VELVET Sky airline was finally liquidated yesterday, despite yet another last-gasp attempt by an intervening creditor to win an adjournment of the case in the high court in Pietermaritzburg.

Granting the application by BP Southern Africa for the airline to be wound up, Judge Phillip Nkosi said he was not persuaded that any further delay was in the interests of creditors, or would benefit them in any way.

Earlier, advocate Vershen Moodley said he had received instructions just yesterday morning from a creditor, Up North Investments, to apply for the matter to be adjourned. This was to enable the liquidators to consider a proposal by a Johannesburg-based company, JB Group, which had offered to pay the airline’s creditors five cents to the rand. This was more than they would receive if the airline was liquidated.

But advocate Gerhard Roberts SC, for BP, vigorously opposed another adjournment, saying it was time to accept that “Velvet Sky will never see the sky again”.

He said there was no offer in writing for the court to consider, like all the other times the airline’s liquidation had been delayed.

Roberts said all creditors had had ample time from when BP first applied for the airline to be wound up, in February, to launch proper applications to court.
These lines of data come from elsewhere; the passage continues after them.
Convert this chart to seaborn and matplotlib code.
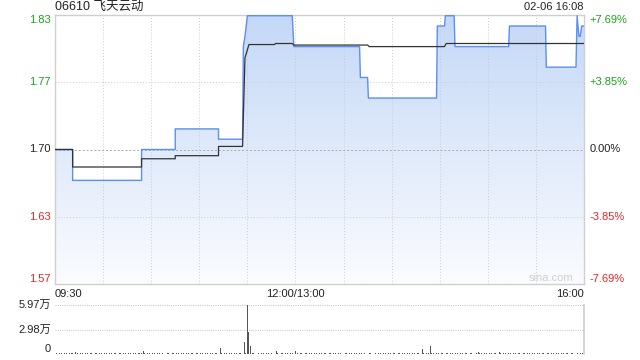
import numpy as np
import pandas as pd
import matplotlib
matplotlib.use("Agg")
import matplotlib.pyplot as plt
import seaborn as sns

# ---------------- data ----------------
title = "06610 飞天云动"
stamp = "02-06 16:08"
pre_close = 1.70

# price line vertices (trading minute since 09:30, lunch removed; price in HKD)
price_min = [0, 11, 11, 54, 54, 75, 75, 102, 102, 117, 117.5, 118.5, 120, 148, 149,
             190, 190.5, 195, 195.5, 238, 238.5, 243, 243.5, 249, 249.5, 283, 283.5,
             306, 306.5, 325, 325.7, 326.8, 327.6, 328.6, 330]
price_val = [1.70, 1.70, 1.67, 1.67, 1.70, 1.70, 1.72, 1.72, 1.71, 1.71, 1.80, 1.81, 1.83, 1.83, 1.80,
             1.80, 1.77, 1.77, 1.75, 1.75, 1.82, 1.82, 1.83, 1.83, 1.80, 1.80, 1.82,
             1.82, 1.78, 1.78, 1.83, 1.81, 1.81, 1.82, 1.82]

# average price line vertices
avg_min = [0, 11, 11, 54, 54, 75, 75, 102, 102, 117, 118.5, 121, 137, 137.5, 148, 149,
           195, 196, 243, 244, 330]
avg_val = [1.70, 1.70, 1.683, 1.683, 1.691, 1.691, 1.694, 1.694, 1.703, 1.703, 1.789, 1.802, 1.802,
           1.803, 1.803, 1.8015, 1.8015, 1.800, 1.800, 1.803, 1.803]

# per-minute volume (unit: 万 shares), 11 rows of 30 minutes
volume = [
    0.10, 0.10, 0.05, 0.10, 0.10, 0.05, 0.10, 0.10, 0.05, 0.10, 0.10, 0.10, 0.05, 0.25, 0.10, 0.05, 0.10, 0.10, 0.05, 0.10, 0.10, 0.05, 0.10, 0.10, 0.05, 0.10, 0.10, 0.05, 0.10, 0.10,
    0.05, 0.10, 0.10, 0.05, 0.10, 0.10, 0.05, 0.10, 0.10, 0.05, 0.10, 0.10, 0.05, 0.10, 0.10, 0.05, 0.10, 0.10, 0.05, 0.10, 0.10, 0.05, 0.10, 0.10, 0.10, 0.37, 0.10, 0.05, 0.10, 0.10,
    0.05, 0.10, 0.10, 0.05, 0.10, 0.10, 0.05, 0.10, 0.10, 0.05, 0.10, 0.10, 0.05, 0.10, 0.10, 0.05, 0.10, 0.10, 0.05, 0.10, 0.10, 0.05, 0.10, 0.10, 0.05, 0.10, 0.10, 0.05, 0.10, 0.10,
    0.05, 0.10, 0.10, 0.05, 0.10, 0.10, 0.05, 0.10, 0.10, 0.05, 0.10, 0.10, 0.05, 0.73, 0.10, 0.05, 0.10, 0.10, 0.05, 0.10, 0.10, 0.05, 0.10, 0.10, 0.05, 0.10, 0.10, 0.05, 1.46, 0.10,
    5.97, 2.68, 0.97, 0.10, 0.10, 0.05, 0.10, 0.10, 0.05, 0.10, 0.10, 0.05, 0.10, 0.10, 0.05, 0.10, 0.10, 0.05, 0.37, 0.10, 0.05, 0.10, 0.10, 0.05, 0.10, 0.10, 0.05, 0.10, 0.10, 0.05,
    0.37, 0.10, 0.05, 0.10, 0.10, 0.05, 0.10, 0.10, 0.05, 0.10, 0.10, 0.05, 0.10, 0.10, 0.05, 0.10, 0.10, 0.05, 0.10, 0.10, 0.05, 0.10, 0.10, 0.05, 0.10, 0.10, 0.05, 0.10, 0.10, 0.05,
    0.05, 0.10, 0.10, 0.05, 0.10, 0.10, 0.05, 0.10, 0.10, 0.05, 0.10, 0.10, 0.05, 0.10, 0.10, 0.05, 0.10, 0.10, 0.05, 0.10, 0.10, 0.05, 0.10, 0.10, 0.05, 0.10, 0.10, 0.05, 0.10, 0.10,
    0.05, 0.10, 0.10, 0.05, 0.10, 0.10, 0.05, 0.10, 0.10, 0.05, 0.10, 0.10, 0.05, 0.10, 0.10, 0.05, 0.10, 0.10, 0.05, 0.60, 0.10, 0.05, 0.10, 0.10, 0.97, 0.10, 0.10, 0.05, 0.10, 0.10,
    0.05, 0.10, 0.10, 0.05, 0.10, 0.10, 0.05, 0.10, 0.10, 0.05, 0.10, 0.10, 0.05, 0.10, 0.10, 0.05, 0.10, 0.10, 0.05, 0.10, 0.10, 0.05, 0.10, 0.10, 0.20, 0.10, 0.10, 0.05, 0.10, 0.10,
    0.05, 0.10, 0.10, 0.05, 0.10, 0.10, 0.05, 0.30, 0.10, 0.05, 0.10, 0.10, 0.05, 0.10, 0.10, 0.05, 0.10, 0.10, 0.05, 0.10, 0.10, 0.05, 0.10, 0.10, 0.05, 0.10, 0.10, 0.05, 0.10, 0.10,
    0.05, 0.10, 0.10, 0.05, 0.10, 0.10, 0.05, 0.10, 0.10, 0.05, 0.10, 0.10, 0.05, 0.10, 0.10, 0.05, 0.10, 0.10, 0.05, 0.10, 0.10, 0.05, 0.10, 0.10, 0.05, 0.10, 0.10, 0.05, 0.10, 0.10,
]
vol_ticks = [0, 2.98, 5.97]
vol_labels = ["0", "2.98万", "5.97万"]

price_ticks = [1.5693, 1.6346, 1.70, 1.7654, 1.8307]
price_labels = ["1.57", "1.63", "1.70", "1.77", "1.83"]
pct_labels = ["-7.69%", "-3.85%", "0.00%", "+3.85%", "+7.69%"]
time_labels = ["09:30", "12:00/13:00", "16:00"]
time_pos = [0, 150, 330]

# ---------------- style ----------------
sns.set_theme(style="white")
plt.rcParams['font.family'] = ['Liberation Sans', 'Noto Sans CJK SC']

GREEN = "#1aa31a"
RED = "#ee2222"
DARK = "#222222"
GRID = "#cccccc"
SPINE = "#cfcfcf"
BLUE = "#5b8ff0"

fig = plt.figure(figsize=(6.4, 3.6), dpi=100)
W, H = 640, 360
L, R = 55, 584
ax = fig.add_axes([L / W, 1 - 284 / H, (R - L) / W, (284 - 15) / H])
axv = fig.add_axes([L / W, 1 - 354 / H, (R - L) / W, (354 - 305) / H])

ymin, ymax = price_ticks[0], price_ticks[-1]
ax.set_xlim(0, 330)
ax.set_ylim(ymin, ymax)

# gradient fill under price line
df_p = pd.DataFrame({"t": price_min, "p": price_val})
df_a = pd.DataFrame({"t": avg_min, "p": avg_val})
poly = ax.fill_between(df_p["t"], df_p["p"], ymin, color="none", lw=0)
grad = np.linspace(0, 1, 256).reshape(-1, 1)
cmap = matplotlib.colors.LinearSegmentedColormap.from_list("g", ["#c4d8f7", "#fbfcff"])
im = ax.imshow(grad, cmap=cmap, aspect="auto", extent=[0, 330, ymin, ymax],
               origin="upper", zorder=1)
path = poly.get_paths()[0]
im.set_clip_path(path, transform=ax.transData)

# grid lines
for t in range(30, 330, 30):
    ax.axvline(t, color=GRID, lw=0.7, ls=(0, (1, 2)), zorder=2)
for yv in price_ticks[1:-1]:
    if yv == pre_close:
        ax.axhline(yv, color="#aaaaaa", lw=0.7, ls=(0, (2, 2)), zorder=2)
    else:
        ax.axhline(yv, color=GRID, lw=0.7, ls=(0, (1, 2)), zorder=2)

sns.lineplot(data=df_p, x="t", y="p", ax=ax, color=BLUE, lw=1.0, estimator=None,
             sort=False, zorder=4)
sns.lineplot(data=df_a, x="t", y="p", ax=ax, color="#333333", lw=0.9, estimator=None,
             sort=False, zorder=5)

ax.set_xlabel("")
ax.set_ylabel("")
ax.set_xticks([])
ax.set_yticks([])
for s in ax.spines.values():
    s.set_color(SPINE)
    s.set_linewidth(1.0)

fs = 8
tr = ax.get_yaxis_transform()
for i, (yv, lab, pl) in enumerate(zip(price_ticks, price_labels, pct_labels)):
    if yv > pre_close:
        col = GREEN
    elif yv < pre_close:
        col = RED
    else:
        col = DARK
    va = "top" if i == len(price_ticks) - 1 else ("bottom" if i == 0 else "center")
    ax.text(-0.008, yv, lab, transform=tr, ha="right", va=va, color=col, fontsize=fs)
    ax.text(1.011, yv, pl, transform=tr, ha="left", va=va, color=col, fontsize=fs)

has = ["left", "center", "right"]
for tp, tl, ha in zip(time_pos, time_labels, has):
    ax.text(tp, -0.018, tl, transform=ax.get_xaxis_transform(), ha=ha, va="top",
            color=DARK, fontsize=fs)

fig.text(L / W, 1 - 7 / H, title, ha="left", va="center", fontsize=9, color=DARK)
fig.text(R / W, 1 - 7 / H, stamp, ha="right", va="center", fontsize=8, color=DARK)
ax.text(0.98, 0.005, "sina.com", transform=ax.transAxes, ha="right", va="bottom",
        color="#d0d0d0", fontsize=8, zorder=6)

# ---------------- volume ----------------
minutes = np.arange(len(volume))
axv.bar(minutes, volume, width=0.6, color="#555555", lw=0)
axv.set_xlim(0, 330)
axv.set_ylim(0, vol_ticks[-1])
for yv in vol_ticks[1:]:
    axv.axhline(yv, color=GRID, lw=0.8, ls=(0, (1, 1)), zorder=0)
axv.set_xticks([])
axv.set_yticks([])
axv.spines["top"].set_visible(False)
axv.spines["left"].set_visible(False)
axv.spines["bottom"].set_visible(False)
axv.spines["right"].set_color(SPINE)
trv = axv.get_yaxis_transform()
for yv, lab in zip(vol_ticks, vol_labels):
    va = "bottom" if yv == 0 else "center"
    axv.text(-0.008, yv, lab, transform=trv, ha="right", va=va, color=DARK, fontsize=fs)

fig.savefig("out.png", dpi=100)
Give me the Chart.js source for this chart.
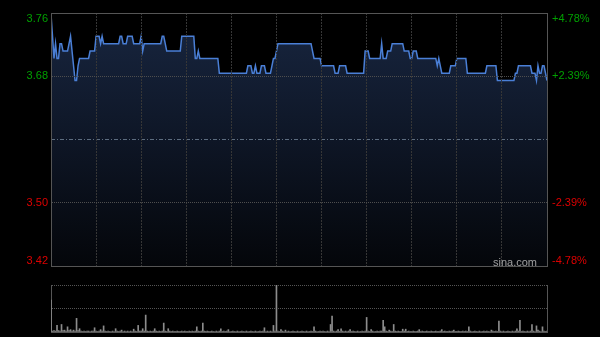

But on every occasion new proposals were mooted that were not supported by proper documentation or facts.

He was referring to an earlier business rescue proposal put forward by a creditor, Umzamo Transport, and involving alleged foreign investors, which came to nothing, and a later proposal involving the Malawi government.

On May 11, Judge Shyam Gyanda placed Velvet Sky in provisional liqudiation. He said at the time he did not believe their was any hope of rescuing the airline, which owned no assets or capital except some furniture. Velvet Sky’s three aircraft were leased.

The disappointed CEO of the JB Group, Guy Joosub, told journalists at the high court after yesterday’s ruling that his company’s interest in Velvet Sky had been based on the desire to take over the airline’s existing licence.

“Its now completely dead and buried … We would have re-employed 140 people,” he added.

He said the JB Group is a family business involved in vehicle sales and property development.